Dabei geht es unterdessen längst nicht mehr um den alten Autokraten. Sein Vize, von den Demonstranten wegen dessen Karriere als Geheimdienstchef mit Hauptverantwortung für systematische Folter im Lande hämisch „Sheik-al-Torture“ genannt, ist de facto bereits in Mubaraks Fußstapfen getreten und der Protestbewegung wegen seiner Nähe zum Präsidenten und seiner Laufbahn mindestens ebenso inakzeptabel.

Mit diversen Methoden, wie der Komposition einer „Revolutionshymne“ versucht die Demokratie-Bewegung ihre Moral zu steigern. „Wir werden von Tag zu Tag mutiger. Unsere Bewegung wächst und wächst“, gibt sich einer der Sprecher der Aktivisten, Ahmad Salah, zuversichtlich.

Doch die Bewegung hat viele Sprecher, da spontan gebildet und rasant gewachsen fehlt ihr jeglicher Zusammenhalt. Führer gibt es keinen und nur ein Ziel eint sie: der Abtritt Mubaraks. Friedensnobelpreisträger Mohammed el Baradei unterstützt zwar die Demonstranten, doch präsentierte sich nie als „politischer Retter“. Vielmehr betont er wiederholt, es seien die Ägypter, diese Jugend, die ihre eigene Revolution machen müsse.

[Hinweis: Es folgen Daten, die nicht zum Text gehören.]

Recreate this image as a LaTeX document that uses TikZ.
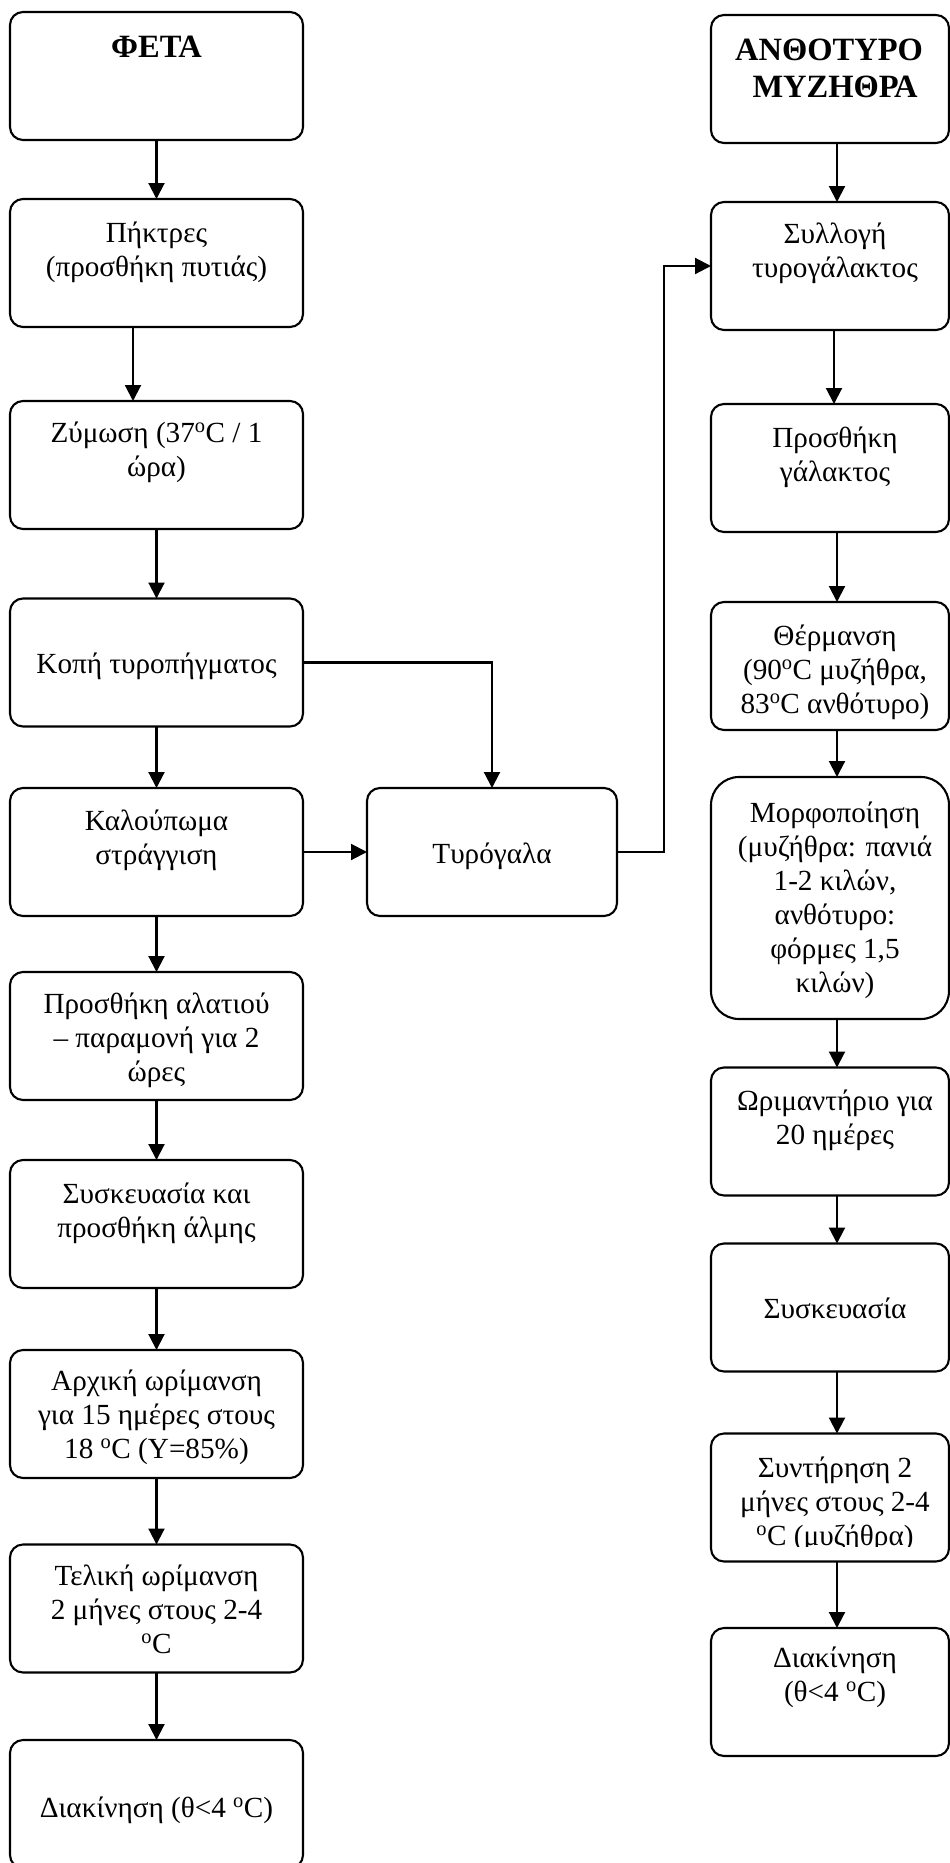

Im Volk fehlt ihm wegen seiner Jahrzehntelangen diplomatischen Auslandskarriere der Rückhalt. Er vermochte ihn nicht zu finden, weil er kein politisches Charisma besitzt. Die Moslembrüder wurden selbst von der Masse der jugendlichen Demonstranten und ihrer entschiedenen Forderungen überrumpelt und hinken bestenfalls hinterher. Und die jugendlichen Aktivisten setzen ihre Eigeninitiativen und scharen sich nicht hinter einem Führer.

Diese Zersplitterung und Führungslosigkeit kann sich als Segen und Gefahr zugleich erweisen. Sie bietet den Vorteil, dass das Regime keine Einzelpersonen oder kleine Grüppchen verhaften kann, um damit die Bewegung zu zerschlagen. De facto steht Suleiman den Demonstranten, die immer wieder neue Sprecher hervorbringen, machtlos gegenüber. Doch eine politische Strategie für Verhandlungen mit dem Regime und die Gestaltung des Übergangs zur Demokratie lässt sich auf diese Weise nicht erarbeiten.